─── Given information ───
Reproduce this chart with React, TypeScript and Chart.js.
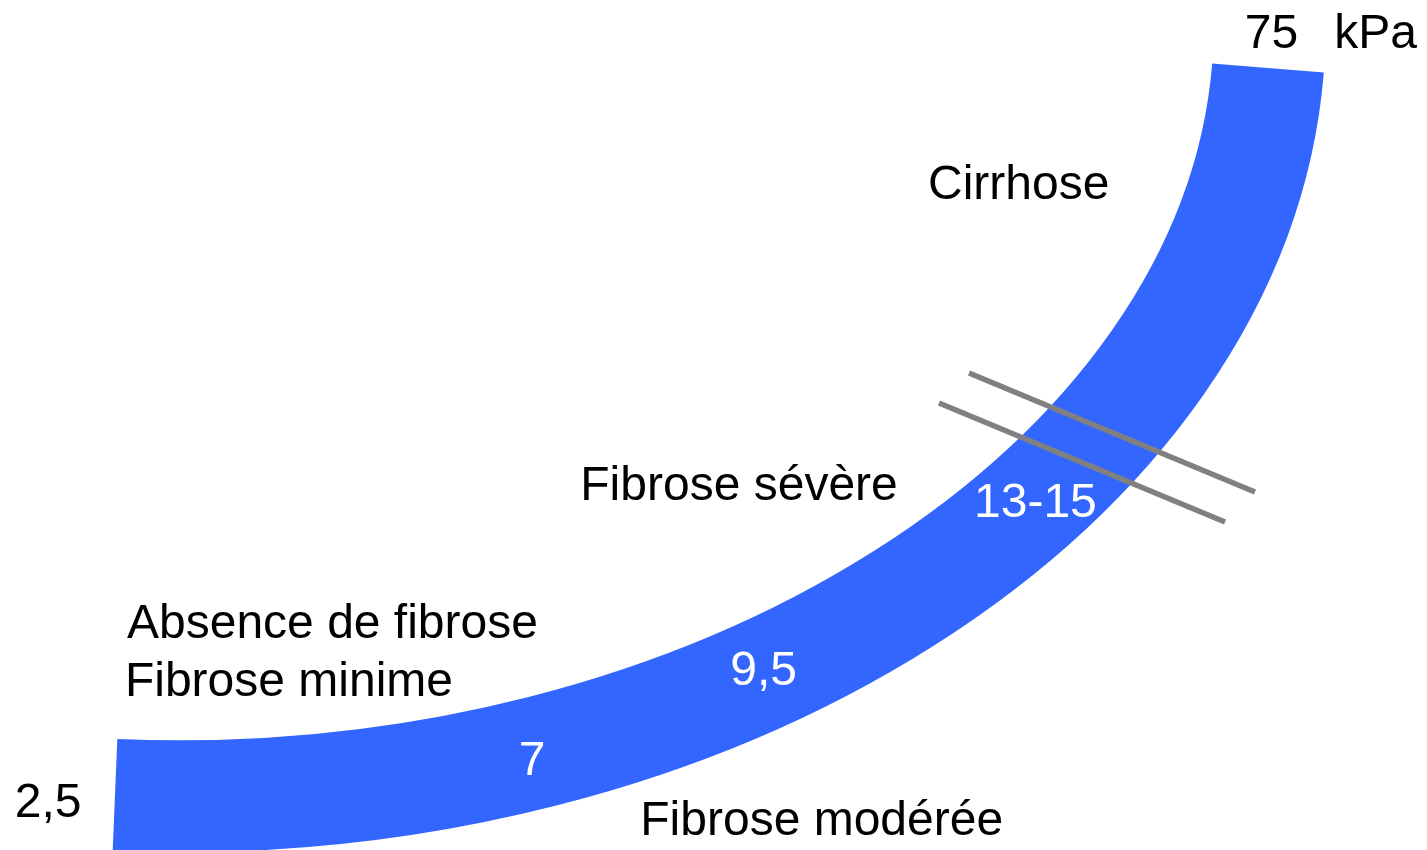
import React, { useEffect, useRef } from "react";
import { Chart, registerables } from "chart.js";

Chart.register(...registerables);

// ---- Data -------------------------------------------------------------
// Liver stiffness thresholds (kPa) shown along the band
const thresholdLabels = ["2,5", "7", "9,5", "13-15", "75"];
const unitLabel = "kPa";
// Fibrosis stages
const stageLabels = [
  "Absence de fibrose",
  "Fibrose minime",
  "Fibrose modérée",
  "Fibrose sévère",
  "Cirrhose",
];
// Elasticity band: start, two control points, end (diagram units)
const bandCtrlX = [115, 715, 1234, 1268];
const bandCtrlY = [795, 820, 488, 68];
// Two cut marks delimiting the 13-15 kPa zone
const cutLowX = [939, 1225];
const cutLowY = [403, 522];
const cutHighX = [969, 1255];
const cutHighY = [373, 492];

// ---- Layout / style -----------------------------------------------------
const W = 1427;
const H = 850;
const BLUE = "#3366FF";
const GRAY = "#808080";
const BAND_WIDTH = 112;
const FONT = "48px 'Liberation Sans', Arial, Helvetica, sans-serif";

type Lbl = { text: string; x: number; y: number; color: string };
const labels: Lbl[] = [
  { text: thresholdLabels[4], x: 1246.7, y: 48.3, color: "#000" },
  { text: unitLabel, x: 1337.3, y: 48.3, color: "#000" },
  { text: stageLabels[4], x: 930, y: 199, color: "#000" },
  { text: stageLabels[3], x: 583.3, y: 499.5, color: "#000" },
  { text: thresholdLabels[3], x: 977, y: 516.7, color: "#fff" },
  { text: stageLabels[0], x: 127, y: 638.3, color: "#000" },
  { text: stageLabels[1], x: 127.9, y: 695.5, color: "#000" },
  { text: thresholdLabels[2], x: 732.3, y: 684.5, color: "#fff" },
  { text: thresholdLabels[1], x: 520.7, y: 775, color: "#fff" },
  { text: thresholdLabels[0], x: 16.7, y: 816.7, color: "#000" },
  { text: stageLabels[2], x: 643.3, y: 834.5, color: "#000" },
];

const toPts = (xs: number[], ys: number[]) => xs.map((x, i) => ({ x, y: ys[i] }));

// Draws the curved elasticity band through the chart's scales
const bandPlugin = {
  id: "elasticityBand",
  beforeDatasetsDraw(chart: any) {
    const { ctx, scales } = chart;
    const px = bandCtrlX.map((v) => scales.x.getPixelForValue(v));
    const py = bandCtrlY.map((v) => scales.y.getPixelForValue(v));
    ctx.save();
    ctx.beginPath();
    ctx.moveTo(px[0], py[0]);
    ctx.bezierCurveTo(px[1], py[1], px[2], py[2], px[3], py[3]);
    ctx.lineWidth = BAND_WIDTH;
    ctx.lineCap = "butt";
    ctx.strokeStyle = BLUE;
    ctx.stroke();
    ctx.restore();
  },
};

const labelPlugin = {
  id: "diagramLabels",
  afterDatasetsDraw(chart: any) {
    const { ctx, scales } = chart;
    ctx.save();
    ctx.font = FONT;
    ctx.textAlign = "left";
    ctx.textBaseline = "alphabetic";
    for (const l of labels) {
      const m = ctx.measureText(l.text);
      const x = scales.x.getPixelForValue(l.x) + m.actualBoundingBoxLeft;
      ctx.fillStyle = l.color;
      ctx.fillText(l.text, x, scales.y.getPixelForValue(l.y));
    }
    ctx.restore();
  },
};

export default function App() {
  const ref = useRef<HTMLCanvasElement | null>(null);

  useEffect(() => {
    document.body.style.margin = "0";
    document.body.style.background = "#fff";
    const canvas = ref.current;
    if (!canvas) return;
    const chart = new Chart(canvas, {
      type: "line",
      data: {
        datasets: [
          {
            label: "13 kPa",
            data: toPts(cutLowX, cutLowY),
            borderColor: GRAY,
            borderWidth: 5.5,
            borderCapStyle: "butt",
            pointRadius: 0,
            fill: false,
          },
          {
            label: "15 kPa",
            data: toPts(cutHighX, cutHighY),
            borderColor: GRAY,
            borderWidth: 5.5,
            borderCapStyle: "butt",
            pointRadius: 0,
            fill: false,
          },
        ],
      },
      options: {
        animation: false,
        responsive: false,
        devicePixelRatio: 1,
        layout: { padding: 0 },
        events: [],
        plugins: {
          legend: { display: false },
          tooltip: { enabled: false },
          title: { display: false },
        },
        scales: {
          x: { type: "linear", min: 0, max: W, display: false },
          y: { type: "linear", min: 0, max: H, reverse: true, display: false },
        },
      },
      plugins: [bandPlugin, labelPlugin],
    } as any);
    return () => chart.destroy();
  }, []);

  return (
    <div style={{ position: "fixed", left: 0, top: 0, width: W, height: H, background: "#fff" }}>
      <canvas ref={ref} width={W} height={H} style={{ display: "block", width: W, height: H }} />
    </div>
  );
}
───
Write down every line from the opening of the listing to the line with "Chart.register(...registerables);", both included, and nothing else; the pictures are omitted.

Reproduce this chart with React, TypeScript and Chart.js.
import React, { useEffect, useRef } from "react";
import { Chart, registerables } from "chart.js";

Chart.register(...registerables);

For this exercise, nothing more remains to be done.